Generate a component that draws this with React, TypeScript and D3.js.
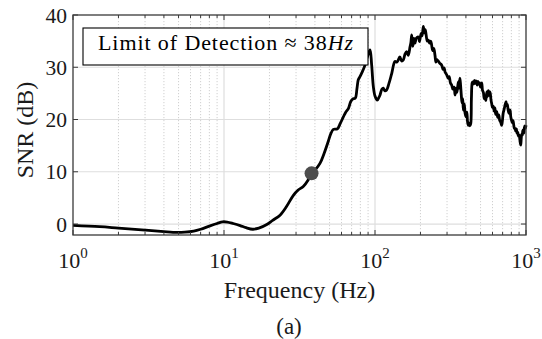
import React from "react";
import * as d3 from "d3";

const freq: number[] = [
  1, 1.5, 2, 3, 4, 4.6, 5.5, 6.3, 7, 8, 9, 9.8, 10.5, 11.5, 12.8, 14, 15.5, 17, 19.2, 21, 23.5, 26, 28.8, 31, 33.5, 36, 38, 40,
  43.2, 46, 49, 51, 53, 56.3, 59, 61.7, 64, 66.6, 69, 71.1, 74, 76, 77.5, 79.5, 82, 85.9, 89, 92.7, 95, 97.5, 100, 103.5,
  106, 108, 111, 113.5, 116, 119, 124, 129, 135.6, 140, 146, 150, 154, 158, 162, 166, 170.6, 173, 175, 178, 181, 184, 188,
  193.6, 197, 202, 205, 209, 212, 215, 218, 222, 225.5, 230, 234, 237, 241, 245, 249.6, 253, 256, 262, 268, 276.6, 282, 287,
  291, 298, 305.6, 310, 316, 322, 328, 334, 339, 344, 349, 356, 360, 365, 369, 373, 377, 381, 384.6, 390, 395, 401, 406, 410,
  415, 420, 425, 430.5, 435, 440, 444, 450, 456, 462, 468, 475, 480, 486, 492, 500, 509, 515, 522, 529, 535, 542, 550, 556,
  563, 570, 578, 586, 593, 600, 607, 615, 622, 630, 640, 650, 660, 670, 680, 690, 698, 706, 714, 722, 730, 738, 745, 752, 760,
  770, 778, 784, 792, 800, 810, 820, 830, 838, 846, 855, 864, 872, 880, 888, 895, 903, 910, 917, 923, 930, 938, 945, 952, 960,
  968, 975, 982, 990, 1000,
];

const snr: number[] = [
  -0.25, -0.5, -0.77, -1.15, -1.45, -1.58, -1.55, -1.35, -1.0, -0.4, 0.1, 0.42, 0.38, 0.1, -0.3, -0.7, -1.0, -0.8, -0.1, 0.7, 1.7, 3.4,
  5.5, 6.5, 7.2, 8.4, 9.7, 10.3, 11.6, 13.5, 15.8, 17.3, 18.1, 18.2, 19.3, 20.5, 21.4, 22.1, 23.4, 23.9, 24.1, 26.0, 27.6, 28.2,
  29.0, 30.4, 32.0, 33.3, 30.5, 26.3, 24.5, 23.7, 24.2, 24.7, 25.8, 26.0, 25.5, 25.6, 27.0, 28.8, 31.1, 31.0, 32.0, 31.2, 31.4,
  32.5, 33.0, 32.3, 33.9, 34.8, 36.2, 34.0, 35.5, 34.6, 35.6, 35.8, 34.9, 36.5, 36.0, 37.8, 36.6, 37.2, 36.2, 35.0, 35.2, 34.6,
  35.0, 34.3, 33.2, 33.6, 32.3, 31.0, 31.5, 31.2, 30.8, 30.4, 29.6, 29.9, 29.1, 28.6, 27.9, 28.2, 27.0, 26.6, 25.8, 26.2, 24.7,
  26.0, 25.2, 27.2, 26.0, 27.9, 26.5, 24.6, 23.2, 24.0, 21.8, 23.0, 21.2, 20.5, 21.4, 19.6, 18.9, 19.3, 18.8, 19.2, 24.0, 27.0,
  27.2, 26.8, 27.5, 26.9, 27.4, 26.6, 27.3, 26.8, 27.0, 26.2, 27.0, 25.6, 25.2, 24.0, 24.4, 23.6, 25.3, 24.4, 25.5, 24.6, 25.3,
  23.8, 23.0, 22.3, 22.5, 21.6, 22.2, 21.0, 21.5, 20.4, 20.9, 19.8, 19.5, 18.9, 19.8, 21.2, 21.8, 22.4, 23.0, 23.4, 22.6, 22.9,
  22.0, 21.2, 21.8, 21.8, 20.6, 20.0, 19.4, 19.8, 18.9, 18.3, 18.3, 17.8, 18.2, 17.4, 17.6, 17.0, 16.8, 17.0, 16.2, 15.5, 15.1,
  16.4, 17.2, 17.0, 17.8, 18.0, 17.4, 18.4, 18.8, 18.3, 18.9,
];

const xMajorTicks: number[] = [1, 10, 100, 1000];
const xTickExponents: string[] = ["0", "1", "2", "3"];
const yTicks: number[] = [0, 10, 20, 30, 40];
const detectionFreq = 38;
const detectionSnr = 9.7;
const legendPrefix = "Limit of Detection \u2248 38";
const legendUnit = "Hz";
const xLabel = "Frequency (Hz)";
const yLabel = "SNR (dB)";
const caption = "(a)";

const W = 542;
const H = 339;
const left = 73;
const right = 526;
const top = 15;
const bottom = 235;
const FONT = "'Liberation Serif', 'Times New Roman', serif";

export default function App() {
  const x = d3.scaleLog().domain([1, 1000]).range([left, right]);
  const y = d3.scaleLinear().domain([-2.1, 40]).range([bottom, top]);

  const minorTicks: number[] = [];
  for (const dec of [1, 10, 100]) {
    for (let k = 2; k <= 9; k++) minorTicks.push(dec * k);
  }

  const pts: [number, number][] = freq.map((f, i) => [f, snr[i]]);
  const line = d3
    .line<[number, number]>()
    .x((d) => x(d[0]))
    .y((d) => y(d[1]))
    .curve(d3.curveCatmullRom.alpha(0.5));

  const axisColor = "#3a3a3a";
  const textColor = "#1a1a1a";

  return (
    <svg
      width={W}
      height={H}
      style={{ position: "absolute", left: 0, top: 0, background: "#fff" }}
      fontFamily={FONT}
    >
      <rect x={0} y={0} width={W} height={H} fill="#fff" />
      {/* minor grid */}
      {minorTicks.map((t) => (
        <line
          key={"mg" + t}
          x1={x(t)}
          x2={x(t)}
          y1={top}
          y2={bottom}
          stroke="#c4c4c4"
          strokeWidth={0.8}
          strokeDasharray="1.2,1.8"
        />
      ))}
      {/* major grid */}
      {xMajorTicks.slice(1, -1).map((t) => (
        <line key={"xg" + t} x1={x(t)} x2={x(t)} y1={top} y2={bottom} stroke="#dedede" strokeWidth={1.2} />
      ))}
      {yTicks.slice(0, -1).map((t) => (
        <line key={"yg" + t} x1={left} x2={right} y1={y(t)} y2={y(t)} stroke="#dedede" strokeWidth={1.2} />
      ))}

      {/* curve */}
      <path d={line(pts) || ""} fill="none" stroke="#000" strokeWidth={2.8} strokeLinejoin="round" />

      {/* detection point */}
      <circle cx={x(detectionFreq)} cy={y(detectionSnr)} r={7} fill="#4d4d4d" />

      {/* axes box */}
      <rect x={left} y={top} width={right - left} height={bottom - top} fill="none" stroke={axisColor} strokeWidth={1.3} />

      {/* x ticks */}
      {minorTicks.map((t) => (
        <g key={"mt" + t}>
          <line x1={x(t)} x2={x(t)} y1={bottom} y2={bottom - 3} stroke={axisColor} strokeWidth={1} />
          <line x1={x(t)} x2={x(t)} y1={top} y2={top + 3} stroke={axisColor} strokeWidth={1} />
        </g>
      ))}
      {xMajorTicks.map((t) => (
        <g key={"Mt" + t}>
          <line x1={x(t)} x2={x(t)} y1={bottom} y2={bottom - 5} stroke={axisColor} strokeWidth={1} />
          <line x1={x(t)} x2={x(t)} y1={top} y2={top + 5} stroke={axisColor} strokeWidth={1} />
        </g>
      ))}
      {xMajorTicks.map((t, i) => (
        <text key={"xl" + t} x={x(t)} y={268} fontSize={22} textAnchor="middle" fill={textColor}>
          10
          <tspan fontSize={15} dy={-10}>
            {xTickExponents[i]}
          </tspan>
        </text>
      ))}

      {/* y ticks */}
      {yTicks.map((t) => (
        <g key={"yt" + t}>
          <line x1={left} x2={left + 5} y1={y(t)} y2={y(t)} stroke={axisColor} strokeWidth={1} />
          <line x1={right} x2={right - 5} y1={y(t)} y2={y(t)} stroke={axisColor} strokeWidth={1} />
          <text x={67} y={y(t) + 7.5} fontSize={21.5} textAnchor="end" fill={textColor}>
            {t}
          </text>
        </g>
      ))}

      {/* axis labels */}
      <text x={(left + right) / 2} y={298} fontSize={24} textAnchor="middle" fill={textColor}>
        {xLabel}
      </text>
      <text
        transform={`translate(33, ${(top + bottom) / 2 + 5}) rotate(-90)`}
        fontSize={24}
        textAnchor="middle"
        fill={textColor}
      >
        {yLabel}
      </text>
      <text x={289} y={334} fontSize={23} textAnchor="middle" fill={textColor}>
        {caption}
      </text>

      {/* legend box */}
      <rect x={83} y={28} width={285} height={37} fill="#fff" stroke="#000" strokeWidth={1.1} />
      <text x={98} y={50} fontSize={22} fill="#000" textLength={255} lengthAdjust="spacing">
        {legendPrefix}
        <tspan fontStyle="italic">{legendUnit}</tspan>
      </text>
    </svg>
  );
}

* [STATED PROBLEM]:
Give the number of lines that carry the word "React", with nothing added.

* [RESPONSE TO THE TASK]:
2